Les effectifs de Défense ont été rabotés de manière déraisonnable entre 2007 et 2012. Je pense qu’ils manquent cruellement à la société française et qu’il est indispensable de les renforcer. C’est pourquoi je propose de reconstruire notre politique de défense en augmentant le budget alloué à hauteur de 5 % du PIB et en renforçant les effectifs de l’armée avec 300 000 soldats de plus. Les hommes doivent être sur le terrain. Je pense que nous devons également revoir nos services de renseignement. Mais ce qui me frappe surtout, c’est la facilité avec laquelle l’État islamique recrute des jeunes Français. Ces derniers trouvent avec Daech une forme de communauté des possibles, une famille de remplacement mortifère et illusoire. Aucune réforme du renseignement ne réparera ce besoin d’appartenir à une société de référence. Le problème n’est donc pas uniquement sécuritaire, il est aussi politique. J’ai d’ailleurs voté contre la prolongation de l’état d’urgence il y a quelques mois, avec la conviction que la logique sécuritaire ne suffit plus. On ne peut pas faire croire aux Français que la sécurité est le seul moyen de lutter contre le terrorisme.
Quelle serait alors la solution politique ?
Nous devons rappeler aux musulmans de France que nous avons besoin d’eux pour lutter contre l’islamisme radical et qu’ils seront toujours les bienvenus. Nous devons aussi leur dire que l’Islam en tant que tel pose problème, mais que l’État est là pour protéger les musulmans modérés et les aider à s’aider eux-mêmes.

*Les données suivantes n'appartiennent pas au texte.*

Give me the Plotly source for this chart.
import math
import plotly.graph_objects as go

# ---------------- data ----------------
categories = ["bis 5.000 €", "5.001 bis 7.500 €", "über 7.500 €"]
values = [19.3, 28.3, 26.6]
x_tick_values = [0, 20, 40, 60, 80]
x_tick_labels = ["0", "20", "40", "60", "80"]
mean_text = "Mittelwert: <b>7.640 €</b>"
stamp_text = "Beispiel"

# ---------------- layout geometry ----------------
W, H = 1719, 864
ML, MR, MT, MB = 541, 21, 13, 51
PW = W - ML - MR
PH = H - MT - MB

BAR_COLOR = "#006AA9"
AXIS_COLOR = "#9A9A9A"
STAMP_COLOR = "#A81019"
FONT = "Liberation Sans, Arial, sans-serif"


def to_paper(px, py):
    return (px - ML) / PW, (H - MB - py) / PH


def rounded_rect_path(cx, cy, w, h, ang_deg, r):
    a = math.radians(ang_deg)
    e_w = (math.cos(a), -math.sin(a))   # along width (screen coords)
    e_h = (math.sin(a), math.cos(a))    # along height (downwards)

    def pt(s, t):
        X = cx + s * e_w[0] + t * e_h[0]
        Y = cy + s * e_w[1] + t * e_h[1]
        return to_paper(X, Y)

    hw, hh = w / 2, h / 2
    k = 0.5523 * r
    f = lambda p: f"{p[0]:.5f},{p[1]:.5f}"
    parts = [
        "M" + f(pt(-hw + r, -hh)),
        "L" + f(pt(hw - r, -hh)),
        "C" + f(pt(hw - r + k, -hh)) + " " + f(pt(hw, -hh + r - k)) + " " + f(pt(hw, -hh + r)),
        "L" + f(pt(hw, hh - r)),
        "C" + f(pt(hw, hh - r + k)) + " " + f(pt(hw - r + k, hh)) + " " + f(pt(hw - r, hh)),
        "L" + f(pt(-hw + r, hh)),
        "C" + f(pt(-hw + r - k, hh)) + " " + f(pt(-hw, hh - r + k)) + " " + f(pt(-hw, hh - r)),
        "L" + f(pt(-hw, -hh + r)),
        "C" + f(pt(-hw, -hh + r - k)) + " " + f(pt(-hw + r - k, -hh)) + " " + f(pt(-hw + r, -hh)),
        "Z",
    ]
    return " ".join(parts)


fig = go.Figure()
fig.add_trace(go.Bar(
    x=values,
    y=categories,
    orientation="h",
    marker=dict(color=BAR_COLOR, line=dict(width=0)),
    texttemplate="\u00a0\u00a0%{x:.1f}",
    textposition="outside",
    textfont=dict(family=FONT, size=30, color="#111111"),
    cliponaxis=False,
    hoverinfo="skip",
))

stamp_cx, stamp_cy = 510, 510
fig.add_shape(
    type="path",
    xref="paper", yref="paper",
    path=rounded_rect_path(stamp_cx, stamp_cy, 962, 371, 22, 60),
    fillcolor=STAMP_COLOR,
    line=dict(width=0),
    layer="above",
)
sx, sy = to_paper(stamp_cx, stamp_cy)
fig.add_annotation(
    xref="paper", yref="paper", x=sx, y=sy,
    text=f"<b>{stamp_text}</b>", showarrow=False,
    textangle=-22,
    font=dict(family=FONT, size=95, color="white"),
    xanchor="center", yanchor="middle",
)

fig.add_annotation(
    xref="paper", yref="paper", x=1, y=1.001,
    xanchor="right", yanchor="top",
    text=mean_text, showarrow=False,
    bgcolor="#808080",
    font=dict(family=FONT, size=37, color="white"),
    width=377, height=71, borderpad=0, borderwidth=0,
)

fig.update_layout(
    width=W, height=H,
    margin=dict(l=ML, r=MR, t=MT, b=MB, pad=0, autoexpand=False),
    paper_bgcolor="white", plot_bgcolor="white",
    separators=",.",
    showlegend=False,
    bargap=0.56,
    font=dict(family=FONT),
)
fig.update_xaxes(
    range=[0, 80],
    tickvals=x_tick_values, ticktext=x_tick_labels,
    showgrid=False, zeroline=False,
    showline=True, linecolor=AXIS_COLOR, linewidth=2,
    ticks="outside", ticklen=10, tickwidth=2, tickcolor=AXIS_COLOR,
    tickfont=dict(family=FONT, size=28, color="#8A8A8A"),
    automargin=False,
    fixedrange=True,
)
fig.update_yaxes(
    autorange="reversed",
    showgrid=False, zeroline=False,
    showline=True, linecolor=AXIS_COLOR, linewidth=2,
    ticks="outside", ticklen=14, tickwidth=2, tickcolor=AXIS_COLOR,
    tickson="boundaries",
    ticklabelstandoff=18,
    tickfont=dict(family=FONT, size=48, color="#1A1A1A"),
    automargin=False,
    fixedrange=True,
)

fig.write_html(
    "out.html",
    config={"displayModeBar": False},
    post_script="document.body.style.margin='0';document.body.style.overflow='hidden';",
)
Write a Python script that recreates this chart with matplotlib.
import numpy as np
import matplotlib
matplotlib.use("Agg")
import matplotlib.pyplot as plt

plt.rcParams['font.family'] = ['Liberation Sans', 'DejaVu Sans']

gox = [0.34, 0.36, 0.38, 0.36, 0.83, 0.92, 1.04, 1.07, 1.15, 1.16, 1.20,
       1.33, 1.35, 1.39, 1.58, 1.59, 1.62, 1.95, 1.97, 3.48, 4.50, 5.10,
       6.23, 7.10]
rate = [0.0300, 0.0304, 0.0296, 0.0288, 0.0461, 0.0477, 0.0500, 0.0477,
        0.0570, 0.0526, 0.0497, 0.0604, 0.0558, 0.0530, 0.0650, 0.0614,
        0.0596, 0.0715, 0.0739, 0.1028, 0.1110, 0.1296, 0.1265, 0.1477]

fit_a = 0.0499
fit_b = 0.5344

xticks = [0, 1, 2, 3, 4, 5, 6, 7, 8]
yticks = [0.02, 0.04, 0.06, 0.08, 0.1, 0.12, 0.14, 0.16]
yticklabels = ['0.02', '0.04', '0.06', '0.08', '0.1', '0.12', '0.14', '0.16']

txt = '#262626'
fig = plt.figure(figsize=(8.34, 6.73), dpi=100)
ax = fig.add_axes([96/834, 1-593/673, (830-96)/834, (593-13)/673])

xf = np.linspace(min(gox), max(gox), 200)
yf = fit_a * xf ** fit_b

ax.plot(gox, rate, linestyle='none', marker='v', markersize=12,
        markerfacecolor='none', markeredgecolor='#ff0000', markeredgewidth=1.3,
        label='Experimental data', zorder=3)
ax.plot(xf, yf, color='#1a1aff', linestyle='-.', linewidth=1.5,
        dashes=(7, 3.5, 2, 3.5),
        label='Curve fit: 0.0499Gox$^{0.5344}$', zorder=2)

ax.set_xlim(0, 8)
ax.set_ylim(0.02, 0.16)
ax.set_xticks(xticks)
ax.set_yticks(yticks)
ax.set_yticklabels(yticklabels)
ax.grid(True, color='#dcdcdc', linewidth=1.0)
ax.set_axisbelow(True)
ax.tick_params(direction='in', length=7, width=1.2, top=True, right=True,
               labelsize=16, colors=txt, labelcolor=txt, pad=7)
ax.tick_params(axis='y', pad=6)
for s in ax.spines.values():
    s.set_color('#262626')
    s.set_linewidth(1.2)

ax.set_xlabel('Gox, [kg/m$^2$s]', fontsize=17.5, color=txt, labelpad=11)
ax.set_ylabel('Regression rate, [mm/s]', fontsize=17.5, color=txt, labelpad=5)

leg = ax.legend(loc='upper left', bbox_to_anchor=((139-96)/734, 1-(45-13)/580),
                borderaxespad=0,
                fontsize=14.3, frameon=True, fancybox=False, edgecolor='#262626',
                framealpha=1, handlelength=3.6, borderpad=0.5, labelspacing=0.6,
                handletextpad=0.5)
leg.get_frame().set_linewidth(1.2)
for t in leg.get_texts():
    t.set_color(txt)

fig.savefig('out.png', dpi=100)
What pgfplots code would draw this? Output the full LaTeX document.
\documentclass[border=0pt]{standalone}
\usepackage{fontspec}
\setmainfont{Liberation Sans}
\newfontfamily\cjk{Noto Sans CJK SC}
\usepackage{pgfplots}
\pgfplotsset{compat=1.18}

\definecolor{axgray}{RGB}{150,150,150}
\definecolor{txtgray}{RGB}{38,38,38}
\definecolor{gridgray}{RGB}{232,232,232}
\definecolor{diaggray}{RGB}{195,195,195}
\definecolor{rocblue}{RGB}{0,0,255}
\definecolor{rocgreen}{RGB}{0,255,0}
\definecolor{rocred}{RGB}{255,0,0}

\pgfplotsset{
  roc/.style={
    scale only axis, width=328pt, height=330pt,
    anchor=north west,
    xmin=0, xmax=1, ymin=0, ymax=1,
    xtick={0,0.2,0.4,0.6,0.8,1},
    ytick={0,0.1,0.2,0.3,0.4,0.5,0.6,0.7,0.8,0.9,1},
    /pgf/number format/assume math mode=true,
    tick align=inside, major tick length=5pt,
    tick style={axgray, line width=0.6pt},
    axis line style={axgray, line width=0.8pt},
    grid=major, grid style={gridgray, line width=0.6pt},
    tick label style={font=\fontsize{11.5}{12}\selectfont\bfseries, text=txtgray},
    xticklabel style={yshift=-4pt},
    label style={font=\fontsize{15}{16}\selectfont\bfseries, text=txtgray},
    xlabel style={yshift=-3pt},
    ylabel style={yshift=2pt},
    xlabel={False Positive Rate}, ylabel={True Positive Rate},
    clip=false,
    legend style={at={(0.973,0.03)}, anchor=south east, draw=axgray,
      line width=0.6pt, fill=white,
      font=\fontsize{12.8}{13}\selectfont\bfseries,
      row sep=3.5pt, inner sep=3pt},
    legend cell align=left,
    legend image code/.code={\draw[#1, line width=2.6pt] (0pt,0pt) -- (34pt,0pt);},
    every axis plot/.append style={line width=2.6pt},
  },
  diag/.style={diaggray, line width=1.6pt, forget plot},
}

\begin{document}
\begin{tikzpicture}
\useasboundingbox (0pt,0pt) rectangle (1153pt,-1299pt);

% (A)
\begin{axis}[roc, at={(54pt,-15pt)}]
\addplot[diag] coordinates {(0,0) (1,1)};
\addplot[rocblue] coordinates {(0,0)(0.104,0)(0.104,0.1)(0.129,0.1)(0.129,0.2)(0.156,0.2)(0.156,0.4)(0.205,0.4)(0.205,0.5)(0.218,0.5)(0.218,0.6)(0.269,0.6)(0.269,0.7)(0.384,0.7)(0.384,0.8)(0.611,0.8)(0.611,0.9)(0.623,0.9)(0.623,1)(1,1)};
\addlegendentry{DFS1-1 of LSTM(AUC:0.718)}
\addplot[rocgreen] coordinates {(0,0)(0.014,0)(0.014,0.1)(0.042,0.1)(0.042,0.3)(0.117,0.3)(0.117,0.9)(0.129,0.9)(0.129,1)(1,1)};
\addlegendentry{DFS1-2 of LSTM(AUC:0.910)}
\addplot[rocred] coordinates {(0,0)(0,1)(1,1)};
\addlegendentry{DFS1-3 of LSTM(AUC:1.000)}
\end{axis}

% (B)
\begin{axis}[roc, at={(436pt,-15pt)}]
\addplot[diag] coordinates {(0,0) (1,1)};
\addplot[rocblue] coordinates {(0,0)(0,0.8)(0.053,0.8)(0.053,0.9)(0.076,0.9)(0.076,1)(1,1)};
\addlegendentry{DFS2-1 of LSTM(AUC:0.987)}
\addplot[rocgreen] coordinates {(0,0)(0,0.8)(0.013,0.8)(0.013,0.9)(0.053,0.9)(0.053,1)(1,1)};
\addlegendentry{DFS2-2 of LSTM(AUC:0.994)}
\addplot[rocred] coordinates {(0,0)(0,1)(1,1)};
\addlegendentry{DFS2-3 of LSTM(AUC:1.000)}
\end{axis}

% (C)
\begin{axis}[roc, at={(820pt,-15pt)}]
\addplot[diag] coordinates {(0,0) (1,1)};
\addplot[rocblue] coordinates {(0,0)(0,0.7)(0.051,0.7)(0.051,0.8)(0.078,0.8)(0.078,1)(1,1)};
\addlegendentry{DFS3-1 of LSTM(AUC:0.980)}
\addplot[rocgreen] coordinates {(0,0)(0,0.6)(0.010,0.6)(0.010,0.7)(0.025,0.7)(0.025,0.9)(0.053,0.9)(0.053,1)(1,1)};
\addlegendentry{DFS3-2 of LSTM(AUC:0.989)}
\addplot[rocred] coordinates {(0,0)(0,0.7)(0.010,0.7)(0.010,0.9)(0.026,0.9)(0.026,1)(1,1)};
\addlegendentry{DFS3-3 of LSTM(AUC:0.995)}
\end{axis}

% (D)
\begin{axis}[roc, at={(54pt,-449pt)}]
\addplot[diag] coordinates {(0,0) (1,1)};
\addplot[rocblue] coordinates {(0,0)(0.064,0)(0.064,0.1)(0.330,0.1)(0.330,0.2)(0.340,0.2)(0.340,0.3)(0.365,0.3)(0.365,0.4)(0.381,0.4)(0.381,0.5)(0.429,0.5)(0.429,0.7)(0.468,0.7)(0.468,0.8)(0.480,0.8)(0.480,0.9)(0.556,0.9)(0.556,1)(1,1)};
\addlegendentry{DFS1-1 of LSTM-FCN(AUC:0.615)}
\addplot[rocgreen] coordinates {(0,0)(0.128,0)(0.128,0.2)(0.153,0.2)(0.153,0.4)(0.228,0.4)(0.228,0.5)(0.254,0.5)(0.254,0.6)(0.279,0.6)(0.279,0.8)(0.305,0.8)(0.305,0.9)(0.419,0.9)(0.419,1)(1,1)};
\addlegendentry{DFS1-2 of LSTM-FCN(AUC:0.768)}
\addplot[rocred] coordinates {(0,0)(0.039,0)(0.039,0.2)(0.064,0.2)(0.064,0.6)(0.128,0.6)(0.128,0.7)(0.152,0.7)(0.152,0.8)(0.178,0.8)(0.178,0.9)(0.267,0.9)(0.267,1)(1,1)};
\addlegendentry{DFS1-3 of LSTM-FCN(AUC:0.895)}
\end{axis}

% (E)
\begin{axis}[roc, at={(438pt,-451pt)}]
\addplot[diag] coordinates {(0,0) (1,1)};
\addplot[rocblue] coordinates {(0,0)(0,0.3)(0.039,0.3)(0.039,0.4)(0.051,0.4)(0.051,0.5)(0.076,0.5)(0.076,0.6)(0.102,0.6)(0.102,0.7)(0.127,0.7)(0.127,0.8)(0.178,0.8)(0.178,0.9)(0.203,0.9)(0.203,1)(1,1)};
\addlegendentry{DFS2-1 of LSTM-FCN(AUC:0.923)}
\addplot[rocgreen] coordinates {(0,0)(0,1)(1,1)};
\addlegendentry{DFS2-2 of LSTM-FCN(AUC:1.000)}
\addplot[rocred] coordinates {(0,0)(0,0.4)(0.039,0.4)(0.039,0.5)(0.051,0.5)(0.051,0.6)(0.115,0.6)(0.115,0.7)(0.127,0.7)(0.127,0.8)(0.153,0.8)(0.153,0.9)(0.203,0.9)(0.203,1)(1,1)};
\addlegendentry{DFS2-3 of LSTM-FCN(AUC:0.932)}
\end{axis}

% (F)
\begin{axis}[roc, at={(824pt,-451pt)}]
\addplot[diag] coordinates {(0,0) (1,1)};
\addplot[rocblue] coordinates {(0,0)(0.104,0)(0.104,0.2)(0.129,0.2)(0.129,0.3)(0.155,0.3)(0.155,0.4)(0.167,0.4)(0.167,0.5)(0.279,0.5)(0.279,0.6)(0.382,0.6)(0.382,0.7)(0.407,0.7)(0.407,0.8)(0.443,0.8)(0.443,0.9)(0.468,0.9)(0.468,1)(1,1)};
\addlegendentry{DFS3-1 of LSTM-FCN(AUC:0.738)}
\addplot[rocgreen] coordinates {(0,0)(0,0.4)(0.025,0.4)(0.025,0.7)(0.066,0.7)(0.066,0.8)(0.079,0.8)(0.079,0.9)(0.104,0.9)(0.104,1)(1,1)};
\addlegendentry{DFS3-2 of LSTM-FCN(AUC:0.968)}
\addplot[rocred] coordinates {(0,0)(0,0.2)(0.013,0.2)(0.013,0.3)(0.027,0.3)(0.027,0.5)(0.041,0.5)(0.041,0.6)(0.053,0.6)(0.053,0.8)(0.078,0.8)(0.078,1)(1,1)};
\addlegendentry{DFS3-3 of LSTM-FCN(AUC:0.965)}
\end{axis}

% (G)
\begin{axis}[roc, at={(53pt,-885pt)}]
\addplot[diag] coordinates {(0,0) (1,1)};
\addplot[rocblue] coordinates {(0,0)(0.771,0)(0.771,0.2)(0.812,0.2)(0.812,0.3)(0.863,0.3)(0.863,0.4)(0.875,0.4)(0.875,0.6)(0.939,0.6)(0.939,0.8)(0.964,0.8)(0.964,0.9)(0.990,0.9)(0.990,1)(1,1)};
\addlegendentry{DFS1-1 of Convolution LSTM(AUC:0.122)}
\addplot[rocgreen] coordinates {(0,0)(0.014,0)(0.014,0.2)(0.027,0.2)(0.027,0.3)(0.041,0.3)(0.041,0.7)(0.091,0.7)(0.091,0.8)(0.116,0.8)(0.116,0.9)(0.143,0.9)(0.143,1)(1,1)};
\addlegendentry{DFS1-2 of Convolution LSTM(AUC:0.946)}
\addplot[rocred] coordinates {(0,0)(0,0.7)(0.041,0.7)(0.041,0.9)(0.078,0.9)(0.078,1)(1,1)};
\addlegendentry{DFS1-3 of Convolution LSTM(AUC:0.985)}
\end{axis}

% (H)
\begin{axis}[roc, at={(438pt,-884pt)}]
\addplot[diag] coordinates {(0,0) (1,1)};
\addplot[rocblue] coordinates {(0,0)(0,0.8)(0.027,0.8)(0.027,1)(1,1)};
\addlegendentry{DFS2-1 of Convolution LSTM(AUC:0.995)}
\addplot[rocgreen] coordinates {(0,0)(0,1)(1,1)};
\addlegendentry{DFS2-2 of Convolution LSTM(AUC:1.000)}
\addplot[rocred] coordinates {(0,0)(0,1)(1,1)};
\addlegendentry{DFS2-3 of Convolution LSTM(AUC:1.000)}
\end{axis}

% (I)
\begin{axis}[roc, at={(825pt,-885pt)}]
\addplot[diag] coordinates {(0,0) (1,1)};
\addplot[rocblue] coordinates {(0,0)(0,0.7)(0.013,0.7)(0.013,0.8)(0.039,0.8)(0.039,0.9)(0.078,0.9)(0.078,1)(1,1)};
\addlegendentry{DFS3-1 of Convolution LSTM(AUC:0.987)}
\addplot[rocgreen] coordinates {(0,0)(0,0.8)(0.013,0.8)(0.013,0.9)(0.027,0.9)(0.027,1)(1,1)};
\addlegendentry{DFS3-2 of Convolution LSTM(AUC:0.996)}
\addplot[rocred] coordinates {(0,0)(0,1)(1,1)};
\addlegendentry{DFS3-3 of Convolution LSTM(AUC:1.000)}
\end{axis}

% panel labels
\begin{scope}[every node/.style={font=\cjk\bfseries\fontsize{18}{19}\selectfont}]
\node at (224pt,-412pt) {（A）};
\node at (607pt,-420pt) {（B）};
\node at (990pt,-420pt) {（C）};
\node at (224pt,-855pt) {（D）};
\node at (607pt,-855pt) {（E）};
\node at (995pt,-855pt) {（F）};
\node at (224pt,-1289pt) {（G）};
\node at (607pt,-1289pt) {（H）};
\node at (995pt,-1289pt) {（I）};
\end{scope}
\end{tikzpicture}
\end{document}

Quelles sont vos autres propositions majeures ?
Je souhaite d’abord renforcer les fonctions régaliennes de l’État en augmentant leur budget, comme pour la Défense. Sur le plan économique, je préconise qu’une plus grande liberté soit laissée aux entreprises avec un assouplissement des normes et une baisse des cotisations sociales. L’objectif : leur permettre d’embaucher. Je propose par ailleurs d’établir un service national de dix mois durant lesquels chaque Français (âgé d’au moins 18 ans), servirait son pays d’une manière ou d’une autre, en s’engageant dans des écoles, des hôpitaux… Enfin, je veux replacer la famille au centre de toutes les préoccupations publiques. Je propose notamment d’abroger la loi Taubira, pour la simple raison qu’elle va à contre-courant des différences entre les hommes et les femmes.
« Je ne m’inscris pas dans la démarche qui consiste à constituer un groupe de soutien ou à suivre une stratégie marketing. »
Comment financerez-vous l’augmentation du budget des fonctions régaliennes ?
Il faut bien comprendre que certaines dépenses créent des richesses. Lorsqu’on reconstruit l’outil de défense nationale, on relance l’industrie de l’armement. Un porte-avion coûte peut-être quatre milliards d’euros, mais il crée aussi de l’emploi...
Vous souhaitez également diminuer le nombre de fonctionnaires…
Oui, seuls ceux qui travaillent pour les fonctions régaliennes de l’État accéderont au statut de fonctionnaires, les autres seront simplement contractuels.
Difficile de connaître vos soutiens. Pouvez-vous nous éclairer ?
J’ai beaucoup d’amis, mais peu de soutiens. Je me satisfais des personnes qui viennent me voir lors des réunions publiques et ce n’est pas à moi de rendre public leur nom. Je ne m’inscris pas dans la démarche qui consiste à constituer un groupe de soutien ou à suivre une stratégie marketing.
Qui soutiendrez-vous si vous ne passez pas le premier tour ?
J’ai pris l’engagement de suivre le vainqueur de la primaire et je m’y tiendrai. Je n’ai en revanche pas l’obligation de soutenir l’un des deux finalistes. Si aucun de ces derniers ne souhaite reprendre nos propositions, alors aucun n’aura notre soutien. Quoi qu’il en soit, les électeurs de la droite et du centre seront tenus au courant puisque ma démarche sera publique et pleinement transparente.